____ Information shown

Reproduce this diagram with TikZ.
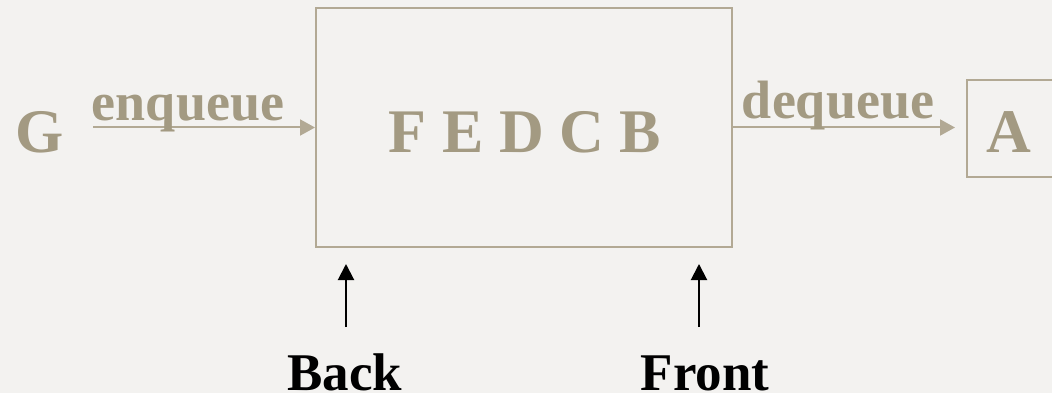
\documentclass[tikz,border=0pt]{standalone}
\usepackage{fontspec}
\setmainfont{Liberation Serif}
\usetikzlibrary{arrows.meta}
\definecolor{bgpaper}{HTML}{F3F2F0}
\definecolor{inktan}{HTML}{A39A82}
\definecolor{linetan}{HTML}{B2A994}
\tikzset{
  big/.style={font=\bfseries\fontsize{62}{62}\selectfont, text=inktan, inner sep=0pt, anchor=base},
  verb/.style={font=\bfseries\fontsize{54}{54}\selectfont, text=inktan, inner sep=0pt, anchor=base},
  tag/.style={font=\bfseries\fontsize{53}{53}\selectfont, text=black, inner sep=0pt, anchor=base},
  flow/.style={draw=linetan, line width=2pt, -{Triangle[length=15pt,width=16pt]}},
  pointer/.style={draw=black, line width=2pt, -{Triangle[length=16pt,width=16pt]}},
  frame/.style={draw=linetan, line width=2pt, inner sep=0pt}
}
\begin{document}
\begin{tikzpicture}[x=1pt, y=-1pt]
  % page area and background
  \fill[bgpaper] (0,0) rectangle (1052,393);
  \useasboundingbox (0,0) rectangle (1052,393);
  \clip (0,0) rectangle (1052,393);

  % the queue itself
  \node[frame, minimum width=416pt, minimum height=239pt] (queue) at (524,127.5) {};
  \node[big] (items) at (525,153) {F E D C B};

  % element waiting to enter
  \node[big] (g) at (40,153) {G};
  \coordinate (gout) at (93,127.5);
  \draw[flow] (gout) -- (queue.west);
  \node[verb] (enq) at (188,121) {enqueue};

  % element that has left
  \draw[frame] (967,80) rectangle (1070,177);
  \node[big] (a) at (1009,153) {A};
  \coordinate (ain) at (955,127.5);
  \draw[flow] (queue.east) -- (ain);
  \node[verb] (deq) at (838,119) {dequeue};

  % back and front markers
  \coordinate (backfoot) at (346,327);
  \coordinate (backtip) at (346,264);
  \coordinate (frontfoot) at (699,327);
  \coordinate (fronttip) at (699,264);
  \draw[pointer] (backfoot) -- (backtip);
  \draw[pointer] (frontfoot) -- (fronttip);
  \node[tag] (back) at (345,390) {Back};
  \node[tag] (front) at (705,390) {Front};
\end{tikzpicture}
\end{document}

________

— Stated task —
Word for word, quote the full listing, omitting every picture.

— Solution for this task —
Reproduce this diagram with TikZ.
\documentclass[tikz,border=0pt]{standalone}
\usepackage{fontspec}
\setmainfont{Liberation Serif}
\usetikzlibrary{arrows.meta}
\definecolor{bgpaper}{HTML}{F3F2F0}
\definecolor{inktan}{HTML}{A39A82}
\definecolor{linetan}{HTML}{B2A994}
\tikzset{
  big/.style={font=\bfseries\fontsize{62}{62}\selectfont, text=inktan, inner sep=0pt, anchor=base},
  verb/.style={font=\bfseries\fontsize{54}{54}\selectfont, text=inktan, inner sep=0pt, anchor=base},
  tag/.style={font=\bfseries\fontsize{53}{53}\selectfont, text=black, inner sep=0pt, anchor=base},
  flow/.style={draw=linetan, line width=2pt, -{Triangle[length=15pt,width=16pt]}},
  pointer/.style={draw=black, line width=2pt, -{Triangle[length=16pt,width=16pt]}},
  frame/.style={draw=linetan, line width=2pt, inner sep=0pt}
}
\begin{document}
\begin{tikzpicture}[x=1pt, y=-1pt]
  % page area and background
  \fill[bgpaper] (0,0) rectangle (1052,393);
  \useasboundingbox (0,0) rectangle (1052,393);
  \clip (0,0) rectangle (1052,393);

  % the queue itself
  \node[frame, minimum width=416pt, minimum height=239pt] (queue) at (524,127.5) {};
  \node[big] (items) at (525,153) {F E D C B};

  % element waiting to enter
  \node[big] (g) at (40,153) {G};
  \coordinate (gout) at (93,127.5);
  \draw[flow] (gout) -- (queue.west);
  \node[verb] (enq) at (188,121) {enqueue};

  % element that has left
  \draw[frame] (967,80) rectangle (1070,177);
  \node[big] (a) at (1009,153) {A};
  \coordinate (ain) at (955,127.5);
  \draw[flow] (queue.east) -- (ain);
  \node[verb] (deq) at (838,119) {dequeue};

  % back and front markers
  \coordinate (backfoot) at (346,327);
  \coordinate (backtip) at (346,264);
  \coordinate (frontfoot) at (699,327);
  \coordinate (fronttip) at (699,264);
  \draw[pointer] (backfoot) -- (backtip);
  \draw[pointer] (frontfoot) -- (fronttip);
  \node[tag] (back) at (345,390) {Back};
  \node[tag] (front) at (705,390) {Front};
\end{tikzpicture}
\end{document}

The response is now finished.